* Written instruction: Reproduce exactly the lines below, from the first one through the line containing "var gameC = [99, 81.5, 72.6, 60];", and omit any pictures.

* Information supplied:
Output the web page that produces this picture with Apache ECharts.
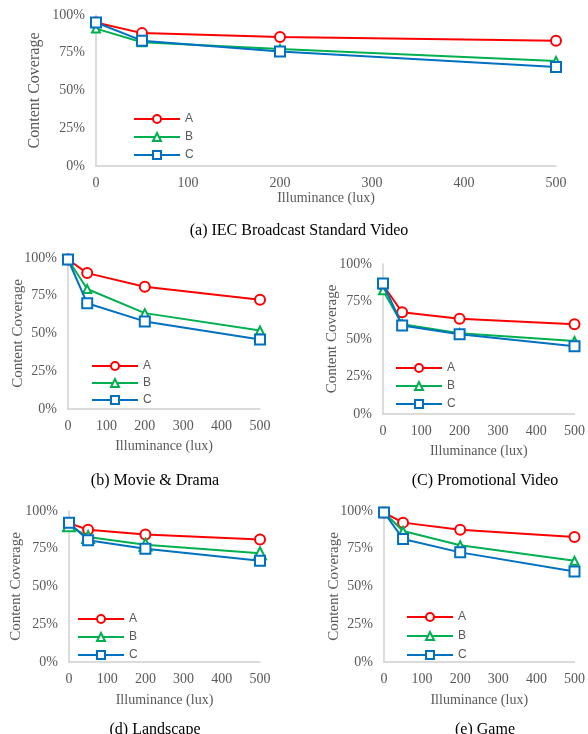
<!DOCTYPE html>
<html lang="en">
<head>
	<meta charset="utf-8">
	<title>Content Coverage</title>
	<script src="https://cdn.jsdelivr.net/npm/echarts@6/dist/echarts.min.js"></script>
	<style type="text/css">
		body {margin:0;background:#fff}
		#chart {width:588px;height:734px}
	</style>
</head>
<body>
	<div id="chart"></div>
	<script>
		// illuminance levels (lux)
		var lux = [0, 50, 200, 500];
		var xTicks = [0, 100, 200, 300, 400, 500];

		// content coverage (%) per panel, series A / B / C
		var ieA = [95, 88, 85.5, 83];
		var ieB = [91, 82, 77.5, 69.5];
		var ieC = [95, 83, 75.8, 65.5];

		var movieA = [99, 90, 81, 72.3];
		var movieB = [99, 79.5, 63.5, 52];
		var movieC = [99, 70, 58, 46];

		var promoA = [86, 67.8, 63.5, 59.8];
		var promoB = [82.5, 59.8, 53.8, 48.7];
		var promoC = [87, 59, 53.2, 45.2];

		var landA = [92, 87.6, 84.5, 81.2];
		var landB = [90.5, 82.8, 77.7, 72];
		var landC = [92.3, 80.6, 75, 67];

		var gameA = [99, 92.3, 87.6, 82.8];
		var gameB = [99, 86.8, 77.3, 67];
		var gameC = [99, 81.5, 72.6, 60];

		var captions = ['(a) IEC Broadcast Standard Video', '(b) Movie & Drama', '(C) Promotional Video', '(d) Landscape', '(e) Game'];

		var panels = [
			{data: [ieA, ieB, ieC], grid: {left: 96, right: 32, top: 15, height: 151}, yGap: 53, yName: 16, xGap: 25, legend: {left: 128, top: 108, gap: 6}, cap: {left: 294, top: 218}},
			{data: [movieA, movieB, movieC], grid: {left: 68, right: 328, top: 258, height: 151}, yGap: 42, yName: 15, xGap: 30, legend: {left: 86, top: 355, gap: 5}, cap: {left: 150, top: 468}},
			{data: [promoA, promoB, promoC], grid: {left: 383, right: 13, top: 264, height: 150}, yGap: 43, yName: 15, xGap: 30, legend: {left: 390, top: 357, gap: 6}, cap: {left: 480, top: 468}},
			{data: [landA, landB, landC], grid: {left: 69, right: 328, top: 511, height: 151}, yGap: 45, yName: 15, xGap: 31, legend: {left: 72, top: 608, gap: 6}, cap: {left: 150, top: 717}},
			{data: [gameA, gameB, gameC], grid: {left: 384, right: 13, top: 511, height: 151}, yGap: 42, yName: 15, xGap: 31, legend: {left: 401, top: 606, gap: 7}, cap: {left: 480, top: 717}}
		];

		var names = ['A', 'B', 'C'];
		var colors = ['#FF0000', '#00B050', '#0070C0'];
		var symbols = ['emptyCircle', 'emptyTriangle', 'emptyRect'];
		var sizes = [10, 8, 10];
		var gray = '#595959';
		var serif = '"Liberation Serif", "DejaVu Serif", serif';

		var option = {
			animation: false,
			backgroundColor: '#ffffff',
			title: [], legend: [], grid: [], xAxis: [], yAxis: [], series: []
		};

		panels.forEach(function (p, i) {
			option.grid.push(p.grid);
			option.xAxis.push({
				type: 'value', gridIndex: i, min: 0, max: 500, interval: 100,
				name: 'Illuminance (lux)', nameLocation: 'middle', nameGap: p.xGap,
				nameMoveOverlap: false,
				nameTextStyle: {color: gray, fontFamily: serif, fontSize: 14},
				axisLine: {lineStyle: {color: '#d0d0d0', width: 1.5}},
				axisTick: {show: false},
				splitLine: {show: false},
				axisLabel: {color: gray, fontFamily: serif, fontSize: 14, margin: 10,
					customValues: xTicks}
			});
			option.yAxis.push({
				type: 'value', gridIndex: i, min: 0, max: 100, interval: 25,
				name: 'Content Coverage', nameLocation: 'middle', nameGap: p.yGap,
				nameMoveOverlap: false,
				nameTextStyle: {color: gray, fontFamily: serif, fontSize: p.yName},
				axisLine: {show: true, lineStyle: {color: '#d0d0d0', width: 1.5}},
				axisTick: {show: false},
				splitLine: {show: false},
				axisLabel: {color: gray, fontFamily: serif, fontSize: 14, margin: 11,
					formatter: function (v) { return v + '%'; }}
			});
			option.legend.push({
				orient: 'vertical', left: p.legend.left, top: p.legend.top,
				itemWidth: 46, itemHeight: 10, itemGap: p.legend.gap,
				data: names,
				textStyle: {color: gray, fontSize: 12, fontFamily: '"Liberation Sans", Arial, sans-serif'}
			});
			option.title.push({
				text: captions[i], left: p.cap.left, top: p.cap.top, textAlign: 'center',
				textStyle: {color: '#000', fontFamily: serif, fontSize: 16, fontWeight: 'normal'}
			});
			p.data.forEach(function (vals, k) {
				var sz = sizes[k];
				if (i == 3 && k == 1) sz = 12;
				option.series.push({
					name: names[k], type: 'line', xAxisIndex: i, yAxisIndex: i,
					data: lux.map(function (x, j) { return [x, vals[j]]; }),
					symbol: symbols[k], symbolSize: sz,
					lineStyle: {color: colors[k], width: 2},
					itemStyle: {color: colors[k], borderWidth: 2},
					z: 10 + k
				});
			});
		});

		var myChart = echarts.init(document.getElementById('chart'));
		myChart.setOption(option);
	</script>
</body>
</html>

* Solution below:
Output the web page that produces this picture with Apache ECharts.
<!DOCTYPE html>
<html lang="en">
<head>
	<meta charset="utf-8">
	<title>Content Coverage</title>
	<script src="https://cdn.jsdelivr.net/npm/echarts@6/dist/echarts.min.js"></script>
	<style type="text/css">
		body {margin:0;background:#fff}
		#chart {width:588px;height:734px}
	</style>
</head>
<body>
	<div id="chart"></div>
	<script>
		// illuminance levels (lux)
		var lux = [0, 50, 200, 500];
		var xTicks = [0, 100, 200, 300, 400, 500];

		// content coverage (%) per panel, series A / B / C
		var ieA = [95, 88, 85.5, 83];
		var ieB = [91, 82, 77.5, 69.5];
		var ieC = [95, 83, 75.8, 65.5];

		var movieA = [99, 90, 81, 72.3];
		var movieB = [99, 79.5, 63.5, 52];
		var movieC = [99, 70, 58, 46];

		var promoA = [86, 67.8, 63.5, 59.8];
		var promoB = [82.5, 59.8, 53.8, 48.7];
		var promoC = [87, 59, 53.2, 45.2];

		var landA = [92, 87.6, 84.5, 81.2];
		var landB = [90.5, 82.8, 77.7, 72];
		var landC = [92.3, 80.6, 75, 67];

		var gameA = [99, 92.3, 87.6, 82.8];
		var gameB = [99, 86.8, 77.3, 67];
		var gameC = [99, 81.5, 72.6, 60];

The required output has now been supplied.